--- Stated exercise ---
Print, word for word, the opening line of the data below and every line after it through the line that contains "import * as", but not the pictures.

--- Dataset excerpt ---
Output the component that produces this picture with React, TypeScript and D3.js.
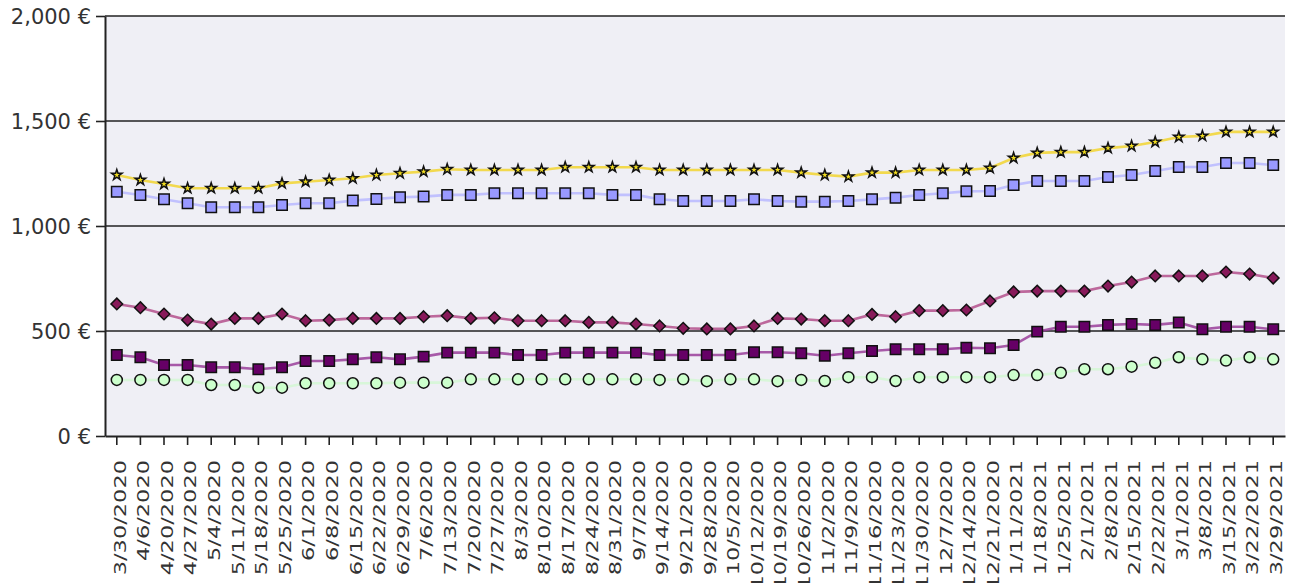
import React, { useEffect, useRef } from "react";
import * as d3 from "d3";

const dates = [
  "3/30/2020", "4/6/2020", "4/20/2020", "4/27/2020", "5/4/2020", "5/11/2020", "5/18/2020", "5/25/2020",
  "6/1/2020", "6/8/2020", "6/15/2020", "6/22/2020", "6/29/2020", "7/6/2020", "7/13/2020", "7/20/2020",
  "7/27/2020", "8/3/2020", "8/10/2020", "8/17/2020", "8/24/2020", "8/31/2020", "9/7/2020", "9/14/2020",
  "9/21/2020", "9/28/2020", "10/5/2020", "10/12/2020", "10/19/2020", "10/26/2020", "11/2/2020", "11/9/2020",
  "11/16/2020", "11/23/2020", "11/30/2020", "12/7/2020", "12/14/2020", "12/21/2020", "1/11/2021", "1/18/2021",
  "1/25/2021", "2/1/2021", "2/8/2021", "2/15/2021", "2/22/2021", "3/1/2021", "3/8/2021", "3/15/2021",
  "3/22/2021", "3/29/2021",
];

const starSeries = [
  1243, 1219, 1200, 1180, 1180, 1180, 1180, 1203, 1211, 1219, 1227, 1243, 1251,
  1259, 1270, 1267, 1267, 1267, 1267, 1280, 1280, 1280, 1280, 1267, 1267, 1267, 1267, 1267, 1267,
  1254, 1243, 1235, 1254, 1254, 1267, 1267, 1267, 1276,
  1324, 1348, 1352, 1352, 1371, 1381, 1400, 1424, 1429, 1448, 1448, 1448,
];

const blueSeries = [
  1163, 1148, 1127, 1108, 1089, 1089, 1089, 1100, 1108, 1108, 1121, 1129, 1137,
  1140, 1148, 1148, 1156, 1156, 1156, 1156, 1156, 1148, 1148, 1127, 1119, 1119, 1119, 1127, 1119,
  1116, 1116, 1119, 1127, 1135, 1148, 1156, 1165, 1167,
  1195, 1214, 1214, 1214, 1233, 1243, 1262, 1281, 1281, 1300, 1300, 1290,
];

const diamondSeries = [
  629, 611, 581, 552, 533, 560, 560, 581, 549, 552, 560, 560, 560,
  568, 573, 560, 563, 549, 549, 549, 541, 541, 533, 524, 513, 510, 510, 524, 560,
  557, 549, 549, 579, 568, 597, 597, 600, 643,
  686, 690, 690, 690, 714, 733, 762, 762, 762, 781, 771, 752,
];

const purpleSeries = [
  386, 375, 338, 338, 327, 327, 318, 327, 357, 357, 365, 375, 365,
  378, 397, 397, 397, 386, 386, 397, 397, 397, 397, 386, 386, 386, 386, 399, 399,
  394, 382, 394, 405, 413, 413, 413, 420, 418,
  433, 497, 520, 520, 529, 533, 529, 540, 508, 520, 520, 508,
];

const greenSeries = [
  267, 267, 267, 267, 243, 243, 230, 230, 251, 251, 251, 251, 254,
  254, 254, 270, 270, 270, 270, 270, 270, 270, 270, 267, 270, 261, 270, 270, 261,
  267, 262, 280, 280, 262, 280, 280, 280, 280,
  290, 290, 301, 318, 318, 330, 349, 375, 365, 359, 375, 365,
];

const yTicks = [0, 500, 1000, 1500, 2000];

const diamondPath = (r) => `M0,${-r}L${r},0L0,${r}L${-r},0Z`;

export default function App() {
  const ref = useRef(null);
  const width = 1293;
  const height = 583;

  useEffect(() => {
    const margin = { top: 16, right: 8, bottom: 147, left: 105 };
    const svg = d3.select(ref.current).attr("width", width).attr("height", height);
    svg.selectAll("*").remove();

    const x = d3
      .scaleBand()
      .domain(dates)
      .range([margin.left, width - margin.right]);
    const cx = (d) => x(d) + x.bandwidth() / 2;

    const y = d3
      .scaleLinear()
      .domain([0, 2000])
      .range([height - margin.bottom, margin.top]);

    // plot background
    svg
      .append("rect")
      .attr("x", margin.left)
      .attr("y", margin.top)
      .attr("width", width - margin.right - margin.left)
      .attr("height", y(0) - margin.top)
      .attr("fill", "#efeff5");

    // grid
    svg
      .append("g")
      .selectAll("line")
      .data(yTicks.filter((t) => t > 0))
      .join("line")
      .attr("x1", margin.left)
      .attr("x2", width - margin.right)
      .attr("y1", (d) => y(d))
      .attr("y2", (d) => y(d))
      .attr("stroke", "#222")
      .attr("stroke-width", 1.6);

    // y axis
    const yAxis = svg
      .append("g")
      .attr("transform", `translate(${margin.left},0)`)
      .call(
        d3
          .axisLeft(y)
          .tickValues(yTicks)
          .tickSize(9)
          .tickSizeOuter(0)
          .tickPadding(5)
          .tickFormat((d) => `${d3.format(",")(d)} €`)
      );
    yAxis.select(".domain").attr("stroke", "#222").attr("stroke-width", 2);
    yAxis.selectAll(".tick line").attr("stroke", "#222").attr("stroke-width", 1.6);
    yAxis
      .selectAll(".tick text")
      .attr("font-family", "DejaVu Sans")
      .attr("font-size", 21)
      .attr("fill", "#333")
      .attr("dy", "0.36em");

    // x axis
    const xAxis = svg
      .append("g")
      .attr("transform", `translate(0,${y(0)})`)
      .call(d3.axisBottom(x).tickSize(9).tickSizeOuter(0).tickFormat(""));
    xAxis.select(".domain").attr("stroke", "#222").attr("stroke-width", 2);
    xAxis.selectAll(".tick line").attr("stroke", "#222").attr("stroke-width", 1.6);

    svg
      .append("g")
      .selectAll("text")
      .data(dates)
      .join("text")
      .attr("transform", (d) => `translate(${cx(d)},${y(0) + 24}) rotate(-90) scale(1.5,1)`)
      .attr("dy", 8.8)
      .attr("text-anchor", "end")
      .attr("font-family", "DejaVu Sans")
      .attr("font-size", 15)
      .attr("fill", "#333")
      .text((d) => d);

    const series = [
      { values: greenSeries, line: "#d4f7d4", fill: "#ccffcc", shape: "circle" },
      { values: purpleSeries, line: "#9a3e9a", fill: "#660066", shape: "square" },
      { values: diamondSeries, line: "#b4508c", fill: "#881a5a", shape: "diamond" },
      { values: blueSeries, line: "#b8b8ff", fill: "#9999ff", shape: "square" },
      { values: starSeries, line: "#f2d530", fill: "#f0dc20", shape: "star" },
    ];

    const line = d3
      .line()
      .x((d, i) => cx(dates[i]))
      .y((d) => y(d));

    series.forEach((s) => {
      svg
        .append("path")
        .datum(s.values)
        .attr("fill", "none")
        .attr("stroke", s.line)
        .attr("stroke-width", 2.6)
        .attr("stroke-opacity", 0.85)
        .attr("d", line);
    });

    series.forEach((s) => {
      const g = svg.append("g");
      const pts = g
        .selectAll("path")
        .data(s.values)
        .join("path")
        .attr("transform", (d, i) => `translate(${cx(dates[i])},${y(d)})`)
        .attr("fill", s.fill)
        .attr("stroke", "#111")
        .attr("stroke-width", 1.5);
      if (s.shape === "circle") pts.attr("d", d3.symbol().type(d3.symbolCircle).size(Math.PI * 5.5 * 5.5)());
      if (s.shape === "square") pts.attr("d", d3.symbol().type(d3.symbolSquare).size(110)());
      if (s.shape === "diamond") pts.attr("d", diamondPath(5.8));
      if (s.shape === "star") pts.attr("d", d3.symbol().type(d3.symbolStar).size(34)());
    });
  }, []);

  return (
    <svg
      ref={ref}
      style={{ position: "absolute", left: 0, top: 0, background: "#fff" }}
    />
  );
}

--- Solution for this task ---
Output the component that produces this picture with React, TypeScript and D3.js.
import React, { useEffect, useRef } from "react";
import * as d3 from "d3";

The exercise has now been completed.